Su et al. tested only moral dilemma scenarios. Moral dilemmas are a common benchmark in the persona simulation literature because they have clear binary or ordinal choice structures, but they are not representative of the survey instruments used in market research, political polling, or public health. Whether the selective grounding mechanism holds for Likert-scale product preference questions, open-ended policy feedback, or multi-factor conjoint designs is unknown.
The WWW 2026 study’s limitations run in the opposite direction: broad survey coverage (the World Values Survey spans dozens of countries and hundreds of items) but constrained model selection. The two open-weight chat models tested are not the ones most commercial teams would reach for if they were building synthetic respondent pipelines today. The degradation patterns those models exhibit may not generalize to frontier proprietary models, or they may be worse. Nobody has published the comparison.
What changes if the method holds
If adaptive interviewing proves robust across broader survey types and frontier models, the economics of polling and market research shift. LLM inference costs for running adaptive interviews are orders of magnitude lower than panel recruitment fees. The cost of iterating on survey design, testing question wording, and running pilot waves approaches zero.
But the validity burden does not disappear. It moves. A team that previously validated its survey by checking sample composition against census benchmarks now has to validate its simulation pipeline: the interview protocol, the grounding mechanism, the model version, and the subgroup fidelity checks. That is a different skill set than survey methodology. It is closer to model evaluation, and the people who are good at one are not always good at the other.
The two 2026 papers, taken together, describe the current state accurately: persona-conditioned LLMs are not drop-in replacements for human respondents, and the most promising improvement mechanism works selectively and has been tested only on narrow scenarios. The research direction is plausible. The deployment is premature.

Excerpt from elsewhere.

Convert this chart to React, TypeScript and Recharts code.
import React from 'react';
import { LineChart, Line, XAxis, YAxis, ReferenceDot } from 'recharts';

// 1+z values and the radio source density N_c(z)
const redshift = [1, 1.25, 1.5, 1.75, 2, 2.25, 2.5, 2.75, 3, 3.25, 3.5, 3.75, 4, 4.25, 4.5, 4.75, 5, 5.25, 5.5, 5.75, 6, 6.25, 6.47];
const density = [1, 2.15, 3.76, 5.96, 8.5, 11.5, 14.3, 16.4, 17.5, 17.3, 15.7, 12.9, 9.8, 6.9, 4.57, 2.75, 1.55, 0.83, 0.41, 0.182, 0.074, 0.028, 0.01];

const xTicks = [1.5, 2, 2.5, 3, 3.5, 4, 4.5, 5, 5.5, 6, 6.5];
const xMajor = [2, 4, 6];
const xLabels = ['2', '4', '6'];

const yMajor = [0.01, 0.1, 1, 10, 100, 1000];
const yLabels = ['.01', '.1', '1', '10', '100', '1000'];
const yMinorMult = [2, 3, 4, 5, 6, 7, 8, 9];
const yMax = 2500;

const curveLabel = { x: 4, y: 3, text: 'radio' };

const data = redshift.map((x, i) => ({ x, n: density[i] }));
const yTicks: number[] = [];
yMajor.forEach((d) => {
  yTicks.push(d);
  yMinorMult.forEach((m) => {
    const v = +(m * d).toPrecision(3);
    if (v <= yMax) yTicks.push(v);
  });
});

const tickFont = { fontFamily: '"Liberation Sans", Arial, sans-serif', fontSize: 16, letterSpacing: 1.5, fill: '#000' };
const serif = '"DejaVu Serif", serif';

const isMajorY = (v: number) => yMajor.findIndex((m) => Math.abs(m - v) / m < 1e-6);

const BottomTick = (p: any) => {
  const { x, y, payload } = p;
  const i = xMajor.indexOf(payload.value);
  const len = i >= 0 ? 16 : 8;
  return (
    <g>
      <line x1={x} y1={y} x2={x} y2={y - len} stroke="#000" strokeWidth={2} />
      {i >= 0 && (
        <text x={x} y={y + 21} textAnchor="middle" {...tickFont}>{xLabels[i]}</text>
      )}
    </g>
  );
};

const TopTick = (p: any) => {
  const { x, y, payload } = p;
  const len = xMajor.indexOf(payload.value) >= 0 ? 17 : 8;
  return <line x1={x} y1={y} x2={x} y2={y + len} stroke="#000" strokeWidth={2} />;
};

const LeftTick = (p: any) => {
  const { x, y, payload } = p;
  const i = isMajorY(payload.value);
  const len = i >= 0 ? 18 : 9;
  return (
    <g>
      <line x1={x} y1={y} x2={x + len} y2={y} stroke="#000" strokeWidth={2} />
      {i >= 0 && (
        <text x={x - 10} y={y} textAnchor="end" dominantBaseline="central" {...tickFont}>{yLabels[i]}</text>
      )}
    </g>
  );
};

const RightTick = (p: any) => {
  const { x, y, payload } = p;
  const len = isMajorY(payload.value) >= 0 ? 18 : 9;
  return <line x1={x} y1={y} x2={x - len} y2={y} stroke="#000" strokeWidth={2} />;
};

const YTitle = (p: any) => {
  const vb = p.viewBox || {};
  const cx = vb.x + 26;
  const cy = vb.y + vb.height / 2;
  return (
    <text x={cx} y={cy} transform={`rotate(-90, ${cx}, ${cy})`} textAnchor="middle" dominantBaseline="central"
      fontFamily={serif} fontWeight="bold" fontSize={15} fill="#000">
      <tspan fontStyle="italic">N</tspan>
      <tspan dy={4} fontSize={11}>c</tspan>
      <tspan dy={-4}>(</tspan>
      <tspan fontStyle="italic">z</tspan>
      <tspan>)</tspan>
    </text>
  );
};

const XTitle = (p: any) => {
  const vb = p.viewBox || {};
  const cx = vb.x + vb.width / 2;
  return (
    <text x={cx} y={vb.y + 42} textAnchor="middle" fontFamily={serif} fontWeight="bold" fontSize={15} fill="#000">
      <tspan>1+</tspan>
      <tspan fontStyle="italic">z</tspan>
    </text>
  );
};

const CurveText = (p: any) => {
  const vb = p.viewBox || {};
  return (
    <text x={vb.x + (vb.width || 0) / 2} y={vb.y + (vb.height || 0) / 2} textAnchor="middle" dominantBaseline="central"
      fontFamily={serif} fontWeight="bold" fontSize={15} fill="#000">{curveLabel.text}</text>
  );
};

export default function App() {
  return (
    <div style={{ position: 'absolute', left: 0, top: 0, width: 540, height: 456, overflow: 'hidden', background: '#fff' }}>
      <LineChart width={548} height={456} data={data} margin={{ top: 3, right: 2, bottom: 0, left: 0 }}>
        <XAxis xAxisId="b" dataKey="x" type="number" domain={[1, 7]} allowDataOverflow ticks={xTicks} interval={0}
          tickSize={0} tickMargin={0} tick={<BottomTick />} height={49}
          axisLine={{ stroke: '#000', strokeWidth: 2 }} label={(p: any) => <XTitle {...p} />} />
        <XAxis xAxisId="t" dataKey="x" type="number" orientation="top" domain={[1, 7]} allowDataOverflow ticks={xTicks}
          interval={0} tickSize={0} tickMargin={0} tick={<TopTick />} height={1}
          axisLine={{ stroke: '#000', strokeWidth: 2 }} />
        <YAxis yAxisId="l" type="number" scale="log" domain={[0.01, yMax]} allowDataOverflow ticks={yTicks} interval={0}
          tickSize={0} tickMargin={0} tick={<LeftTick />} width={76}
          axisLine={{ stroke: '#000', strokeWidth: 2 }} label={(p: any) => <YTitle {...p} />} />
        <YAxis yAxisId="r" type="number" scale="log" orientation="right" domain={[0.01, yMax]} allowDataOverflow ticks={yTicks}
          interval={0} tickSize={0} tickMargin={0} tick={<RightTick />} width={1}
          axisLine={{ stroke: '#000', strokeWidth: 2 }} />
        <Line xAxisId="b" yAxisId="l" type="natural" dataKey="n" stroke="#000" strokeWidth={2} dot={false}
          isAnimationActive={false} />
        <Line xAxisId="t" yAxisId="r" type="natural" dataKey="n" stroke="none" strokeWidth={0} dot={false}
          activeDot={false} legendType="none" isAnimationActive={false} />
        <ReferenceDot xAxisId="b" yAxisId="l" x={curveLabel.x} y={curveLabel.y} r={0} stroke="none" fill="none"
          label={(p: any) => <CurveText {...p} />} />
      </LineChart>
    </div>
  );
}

Frequently Asked Questions
How does the ‘algorithmic fidelity’ framing from earlier silicon-samples research hold up after these two papers?
The Argyle et al. work that coined ‘silicon samples’ argued that persona-conditioned LLMs faithfully reproduce human survey distributions, a claim that shaped most early coverage of synthetic respondents. The WWW 2026 subgroup-fidelity finding directly challenges that optimism, and Su et al.’s sub-50% accuracy even with evidence-grounded adaptive interviewing suggests algorithmic fidelity is conditional on instrument, model, and grounding mechanism, not an inherent property of persona conditioning.
What would a production synthetic-survey pipeline need that neither paper benchmarks?
Both papers tested open-weight models (Llama-2-13B and Qwen3-4B) rather than the frontier proprietary models (GPT-4-class, Claude-class) that commercial teams would actually deploy. A team building a synthetic respondent pipeline today must run its own item-level and subgroup-fidelity audits across its target model, survey instrument, and population, because no published evidence validates persona conditioning on current frontier architectures.
Does adaptive interviewing transfer to survey formats beyond moral dilemmas?
Su et al. tested exclusively on moral-dilemma scenarios with binary or ordinal choice structures. The 6.2 percentage-point accuracy lift (from 39.3% to 45.5%) is narrow enough that differences in instrument format could eliminate it. Whether selective grounding operates for Likert-scale product preferences, conjoint analysis, or open-ended policy feedback remains entirely untested.
Why do underrepresented subgroups bear the heaviest distortion from persona prompting?
Underrepresented groups have fewer exemplars in pretraining data for the model to condition on, so a static demographic label steers the model toward population-level stereotypes rather than group-specific response patterns. The WWW 2026 finding that error concentrates in exactly these groups implies that the populations synthetic surveys are most often justified for reaching are the ones the method distorts worst.